LGheute: Was wollen Sie unternehmen, um Energie nicht zu einem Luxusgut für Wenige werden zu lassen?
Hiltrud Lotze, SPD: "Dank Energiewende sind die Preise an der Strombörse deutlich gesunken. Die Stromanbieter sollen deshalb verpflichtet werden, diesen günstigen Einkaufspreis an die Verbraucher weiterzugeben. Die SPD wird außerdem die Stromsteuer um 25 Prozent senken. Drittens muss die Anzahl der Betriebe, die von der EEG-Umlage befreit sind, wieder begrenzt werden. Das ist auch notwendig, denn die Europäische Union droht bereits mit Strafen wegen unerlaubter Subventionen an die Wirtschaft. Und viertens könnte die Solarförderung - sofern die Preise für Solarmodule weiter fallen - verringert werden. Alles zusammen wird dazu beitragen, den Strompreis zu stabilisieren, ohne die Energiewende zu gefährden."

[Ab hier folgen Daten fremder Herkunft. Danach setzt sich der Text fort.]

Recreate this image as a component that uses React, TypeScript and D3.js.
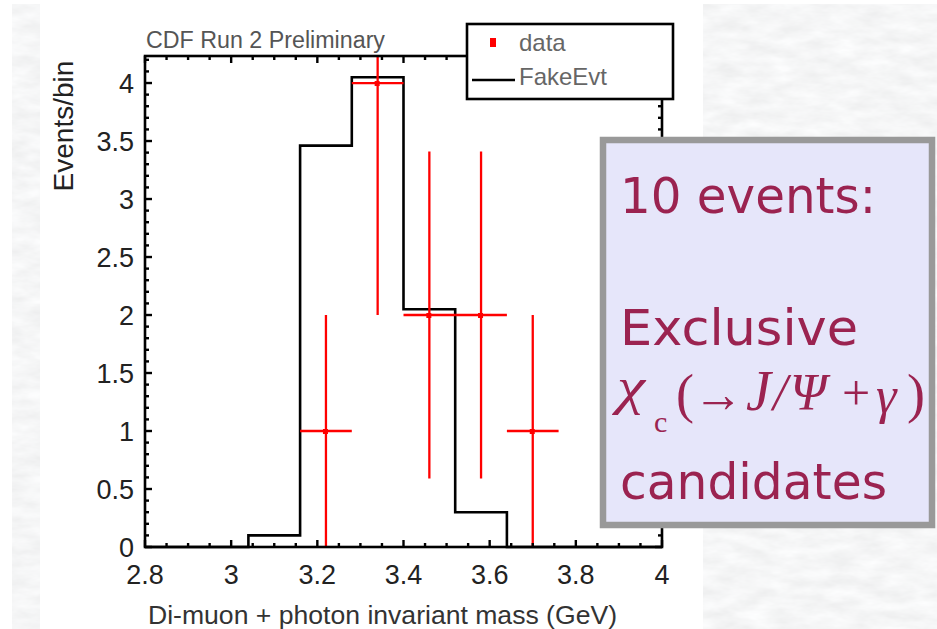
import React from "react";
import * as d3 from "d3";

// ---- data ----
const binEdges = [2.8, 2.92, 3.04, 3.16, 3.28, 3.4, 3.52, 3.64, 3.76, 3.88, 4.0];
const fakeEvt = [0, 0, 0.1, 3.46, 4.05, 2.05, 0.3, 0, 0, 0];

const dataX = [3.22, 3.34, 3.46, 3.58, 3.7];
const dataY = [1, 4, 2, 2, 1];
const dataXErr = [0.06, 0.06, 0.06, 0.06, 0.06];
const dataYErrLow = [1, 2, 1.41, 1.41, 1];
const dataYErrHigh = [1, 2, 1.41, 1.41, 1];

const xTickValues = [2.8, 3, 3.2, 3.4, 3.6, 3.8, 4];
const xTickLabels = ["2.8", "3", "3.2", "3.4", "3.6", "3.8", "4"];
const yTickValues = [0, 0.5, 1, 1.5, 2, 2.5, 3, 3.5, 4];
const yTickLabels = ["0", "0.5", "1", "1.5", "2", "2.5", "3", "3.5", "4"];

const titleText = "CDF Run 2 Preliminary";
const xAxisTitle = "Di-muon + photon invariant mass (GeV)";
const yAxisTitle = "Events/bin";
const legendLabels = ["data", "FakeEvt"];
const boxLines = ["10 events:", "Exclusive", "candidates"];

const W = 937;
const H = 629;
const plot = { left: 145, right: 662, top: 56, bottom: 547 };

export default function App() {
  const x = d3.scaleLinear().domain([2.8, 4.0]).range([plot.left, plot.right]);
  const y = d3.scaleLinear().domain([0, 4.233]).range([plot.bottom, plot.top]);

  const pts: [number, number][] = [[binEdges[0], 0]];
  fakeEvt.forEach((v, i) => pts.push([binEdges[i], v]));
  pts.push([binEdges[binEdges.length - 1], fakeEvt[fakeEvt.length - 1]]);
  pts.push([binEdges[binEdges.length - 1], 0]);
  const histPath = d3
    .line<[number, number]>()
    .x((d) => x(d[0]))
    .y((d) => y(d[1]))
    .curve(d3.curveStepAfter)(pts) as string;

  const xMinor = d3.range(0, 25).map((i) => 2.8 + i * 0.05);
  const yMinor = d3.range(0, 43).map((i) => i * 0.1).filter((v) => v <= 4.23);
  const isMajorX = (v: number) => Math.abs(v * 5 - Math.round(v * 5)) < 1e-6;
  const isMajorY = (v: number) => Math.abs(v * 2 - Math.round(v * 2)) < 1e-6;

  const red = "#ff0000";
  const maroon = "#9b2350";
  const sans = "'Liberation Sans', Arial, Helvetica, sans-serif";
  const serif = "'Liberation Serif', 'Times New Roman', serif";

  return (
    <svg
      width={W}
      height={H}
      viewBox={`0 0 ${W} ${H}`}
      style={{ position: "absolute", left: 0, top: 0, display: "block" }}
    >
      <defs>
        <filter id="marble" x="0" y="0" width="100%" height="100%">
          <feTurbulence type="fractalNoise" baseFrequency="0.035 0.09" numOctaves="4" seed="7" result="n" />
          <feColorMatrix
            in="n"
            type="matrix"
            values="0.18 0 0 0 0.825  0.18 0 0 0 0.83  0.18 0 0 0 0.835  0 0 0 0 1"
          />
        </filter>
        <clipPath id="plotClip">
          <rect x={plot.left} y={plot.top} width={plot.right - plot.left} height={plot.bottom - plot.top} />
        </clipPath>
      </defs>

      {/* background */}
      <rect x={0} y={0} width={W} height={H} fill="#ffffff" />
      <rect x={12} y={4} width={W - 12} height={H - 4} fill="#e8e8e8" filter="url(#marble)" />
      <rect x={40} y={0} width={663} height={H} fill="#ffffff" />

      {/* title */}
      <text x={146} y={48} fontFamily={sans} fontSize={23.5} fill="#555" textLength={239} lengthAdjust="spacingAndGlyphs">
        {titleText}
      </text>

      {/* histogram */}
      <path d={histPath} fill="none" stroke="#000" strokeWidth={2.6} />

      {/* data with error bars */}
      <g clipPath="url(#plotClip)">
        {dataX.map((dx, i) => (
          <g key={i}>
            <line
              x1={x(dx)}
              x2={x(dx)}
              y1={y(dataY[i] - dataYErrLow[i])}
              y2={y(dataY[i] + dataYErrHigh[i])}
              stroke={red}
              strokeWidth={2.3}
            />
            <line
              x1={x(dx - dataXErr[i])}
              x2={x(dx + dataXErr[i])}
              y1={y(dataY[i])}
              y2={y(dataY[i])}
              stroke={red}
              strokeWidth={2.3}
            />
            <rect x={x(dx) - 3} y={y(dataY[i]) - 2} width={5} height={5} fill={red} />
          </g>
        ))}
      </g>

      {/* frame */}
      <rect
        x={plot.left}
        y={plot.top}
        width={plot.right - plot.left}
        height={plot.bottom - plot.top}
        fill="none"
        stroke="#000"
        strokeWidth={2.6}
      />
      {/* x ticks bottom & top */}
      {xMinor.map((v, i) => {
        const len = isMajorX(v) ? 7 : 4;
        return (
          <g key={"xt" + i}>
            <line x1={x(v)} x2={x(v)} y1={plot.bottom} y2={plot.bottom - len} stroke="#000" strokeWidth={2.4} />
            <line x1={x(v)} x2={x(v)} y1={plot.top} y2={plot.top + len} stroke="#000" strokeWidth={2.4} />
          </g>
        );
      })}
      {/* y ticks left & right */}
      {yMinor.map((v, i) => {
        const len = isMajorY(v) ? 7 : 4;
        return (
          <g key={"yt" + i}>
            <line x1={plot.left} x2={plot.left + len} y1={y(v)} y2={y(v)} stroke="#000" strokeWidth={2.4} />
            <line x1={plot.right} x2={plot.right - len} y1={y(v)} y2={y(v)} stroke="#000" strokeWidth={2.4} />
          </g>
        );
      })}

      {/* tick labels */}
      {xTickValues.map((v, i) => (
        <text key={"xl" + i} x={x(v)} y={584} textAnchor="middle" fontFamily={sans} fontSize={27} fill="#222">
          {xTickLabels[i]}
        </text>
      ))}
      {yTickValues.map((v, i) => (
        <text key={"yl" + i} x={134} y={y(v)} dy="0.36em" textAnchor="end" fontFamily={sans} fontSize={27} fill="#222">
          {yTickLabels[i]}
        </text>
      ))}

      {/* axis titles */}
      <text x={148} y={624} fontFamily={sans} fontSize={26.5} fill="#333" textLength={469} lengthAdjust="spacingAndGlyphs">
        {xAxisTitle}
      </text>
      <text
        transform="translate(73,126) rotate(-90)"
        textAnchor="middle"
        fontFamily={sans}
        fontSize={28}
        fill="#222"
      >
        {yAxisTitle}
      </text>

      {/* legend */}
      <rect x={467} y={24} width={206} height={75} fill="#fff" stroke="#000" strokeWidth={2.6} />
      <rect x={490} y={38} width={6} height={9} fill={red} />
      <line x1={472} x2={515} y1={80} y2={80} stroke="#000" strokeWidth={2.6} />
      <text x={519} y={51} fontFamily={sans} fontSize={24} fill="#666">
        {legendLabels[0]}
      </text>
      <text x={519} y={85} fontFamily={sans} fontSize={24} fill="#666">
        {legendLabels[1]}
      </text>

      {/* annotation box */}
      <rect x={603} y={140} width={329} height={385} fill="#e6e6fa" stroke="#999999" strokeWidth={6.5} />
      <g fontFamily="'DejaVu Sans', Verdana, sans-serif" fontSize={50} fill={maroon}>
        <text x={620} y={213} textLength={256} lengthAdjust="spacingAndGlyphs">{boxLines[0]}</text>
        <text x={620} y={345} textLength={238} lengthAdjust="spacingAndGlyphs">{boxLines[1]}</text>
        <text x={620} y={499} textLength={267} lengthAdjust="spacingAndGlyphs">{boxLines[2]}</text>
      </g>
      <g fontFamily={serif} fill={maroon}>
        <text x={617} y={404} fontSize={52} fontStyle="italic" textLength={28} lengthAdjust="spacingAndGlyphs">χ</text>
        <text x={654} y={432} fontSize={30}>c</text>
        <text x={676} y={412} fontSize={54}>(</text>
        <text x={693} y={412} fontSize={52} textLength={50} lengthAdjust="spacingAndGlyphs">→</text>
        <text x={746} y={410} fontSize={56} fontStyle="italic">J</text>
        <text x={773} y={410} fontSize={52} fontStyle="italic">/</text>
        <text x={790} y={410} fontSize={52} fontStyle="italic">Ψ</text>
        <text x={842} y={410} fontSize={50}>+</text>
        <text x={876} y={413} fontSize={52} fontStyle="italic">γ</text>
        <text x={907} y={412} fontSize={54}>)</text>
      </g>
    </svg>
  );
}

Dr. Tobias Debuch, FDP: "Wir dürfen nicht zulassen, dass Energiepreise zur sozialen Frage werden. Überwiegend verantwortlich für den Anstieg unserer Energiekosten ist das Erneuerbare-Energien-Gesetz (EEG). Wir müssen daher dringend daran arbeiten, die von Rot-Grün in diesem Gesetz verordnete teure Überförderung zu bremsen. Sie führt zu höheren Strompreisen für uns alle. Die FDP will mehr Markt im Sektor der erneuerbaren Energien und raus aus der Planwirtschaft. Die Festlegung von Strompreisen durch die Politik darf kein Dauerzustand sein. Und wir müssen die Ausnahmen des Gesetzes auf die Unternehmen reduzieren, die wirklich in einem internationalen Wettbewerb stehen."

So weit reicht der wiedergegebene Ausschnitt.